The 2021 Final Rule stated that an employer could apply the tip credit to work that fell into the first category and could not apply it to work that fell into the third category. Work that fell into the second category could be paid with application of the tip credit only if the time was (1) not more than 30 continuous minutes; or (2) not more than 20 percent of the hours in the workweek for which the employer used the tip credit.
These two limitations on use of the tip credit– created massive practical compliance headaches for employers and spurned waves of so-called “80/20 litigation.”
The Fifth Circuit decision
In a unanimous decision from the three-judge panel, the Fifth Circuit reversed a district court decision, vacated the 2021 Final Rule, and granted summary judgment to the restaurant associations that were challenging the rule, reasoning that “[b]ecause the Final Rule is contrary to the Fair Labor Standards Act’s clear statutory text, it is not in accordance with law,” and “because it imposes a line-drawing regime that Congress did not countenance, it is arbitrary and capricious.”
The panel noted that, in the wake of the Supreme Court’s decision in Loper Bright Enters. v. Raimondo, it was not required to defer to the DOL’s interpretation of the statute and instead was required to apply its own judgment. The panel then criticized the 2021 Final Rule, taking issue with the DOL’s focus on the particular tasks an employee completes instead of occupation in which the employee is employed. The panel concluded,
[B]eing “engaged in an occupation in which [the employee] customarily and regularly receives more than $30 a month in tips” cannot be twisted to mean being “engaged in duties that directly produce tips, or in duties that directly support such tip-producing duties (but only if those supporting duties have not already made up 20 percent of the work week and have not been occurring for 30 consecutive minutes) and not engaged in duties that do not produce tips.”
In short, the panel found that “the Final Rule replaces the Congressionally chosen touchstone of the tip-credit analysis—the occupation—with one of the DOL’s making—the timesheet.” It is the employee’s occupation, not a minute-by-minute breakdown of the tasks an employee performs, that determines whether an employer can use the tip credit
What’s next
The Restaurant Law Center decision is nothing short of a major victory for employers of tipped employees, though it is likely that litigation will continue over the issue of whether the tip credit can be applied to side duties performed by servers.
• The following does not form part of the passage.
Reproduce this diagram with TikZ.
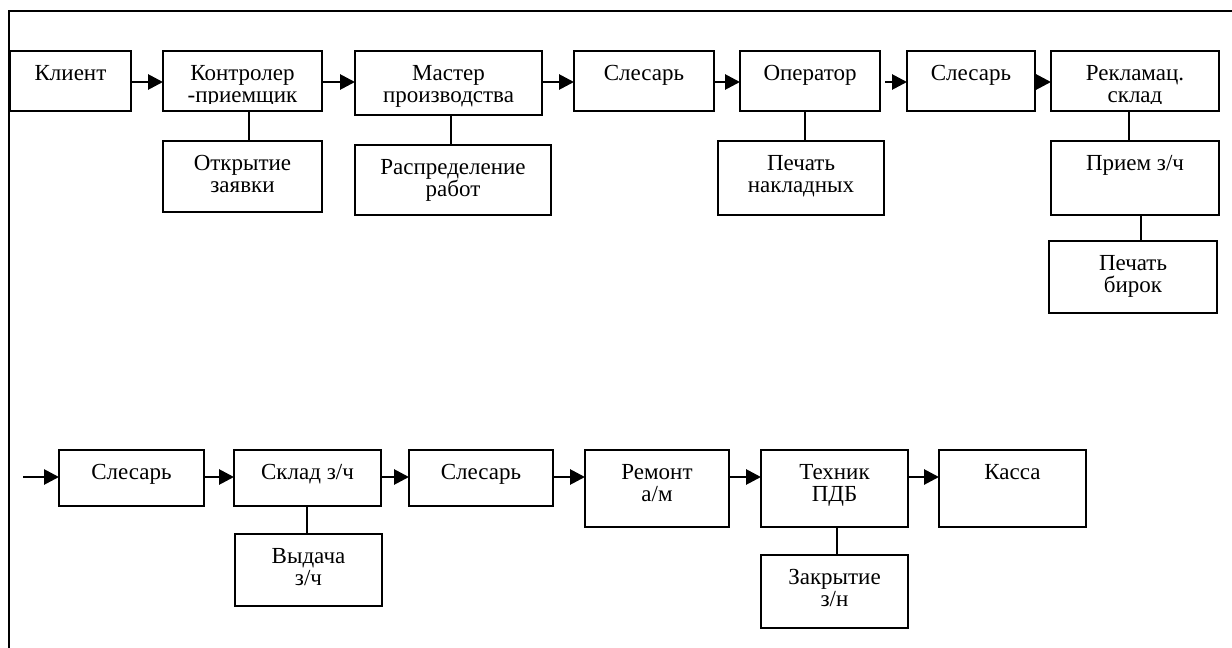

The 2021 Final Rule is now vacated and employers who use the tip credit have much stronger compliance arguments after this decision. However, they must still be mindful of potential 80/20 challenges outside the Fifth Circuit based on previous DOL sub-regulatory guidance and existing case law. Moreover, many states have their own requirements for paying tipped employees, and this decision does not preempt state or local laws that provide more rights to employees.